See the weekend editions of the Limerick Leader for more on this story, plus feedback from readers.
*UPDATE* The University of Limerick has issued a second statement in relation to this incident, carried in full here:
“The University of Limerick is unreservedly opposed to any form of animal cruelty and is fully committed to the implementation of the law relating to such despicable acts.
The University regrets the distress this reported incident has caused to many people who have been upset by what has been reported. The University community shares their concern that a dog could be mistreated in such a manner leading to its death.
The reported incident did not take place on the University campus.
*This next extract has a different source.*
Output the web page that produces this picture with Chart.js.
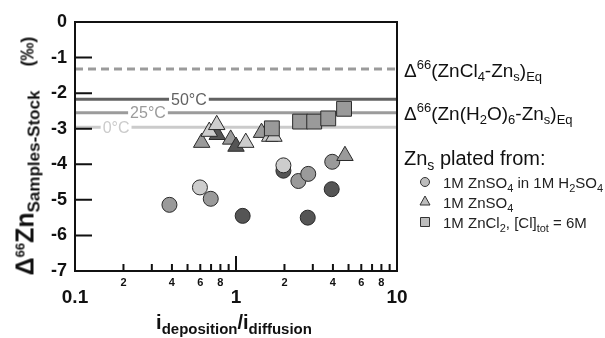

It occurred in a private housing estate that is not on University grounds.
The University was the first to report this matter to the Gardai (Irish police) and to request that this be investigated.
As yet there are no precise details of the incident, there is no verified proof of the identity of those involved and no confirmation that they are students of the University.
If it is established that students were involved they will be subject to a formal disciplinary process where the penalties include suspension and expulsion from the University.
The University has sought to contact the person who highlighted this issue and she has not yet responded to our request for information that may allow our investigations to be progressed.
The University is continuing to work closely with the Gardai and to encourage anyone with information to report the matter to the relevant authorities.
The University is working with the UL Students’ Union to identify any students who may have participated in this incident so that any possible student involvement can be reviewed under the Code of Conduct and any disciplinary action can be initiated.
The University will continue to investigate this matter until anyone involved is identified and appropriately sanctioned by the University and the Gardai.
The University unambiguously condemns any act of animal cruelty and will continue to do all in its power to prevent such acts.
The University regrets any negative impact that these allegations have had on the wider community as well as on our students, alumni and staff.”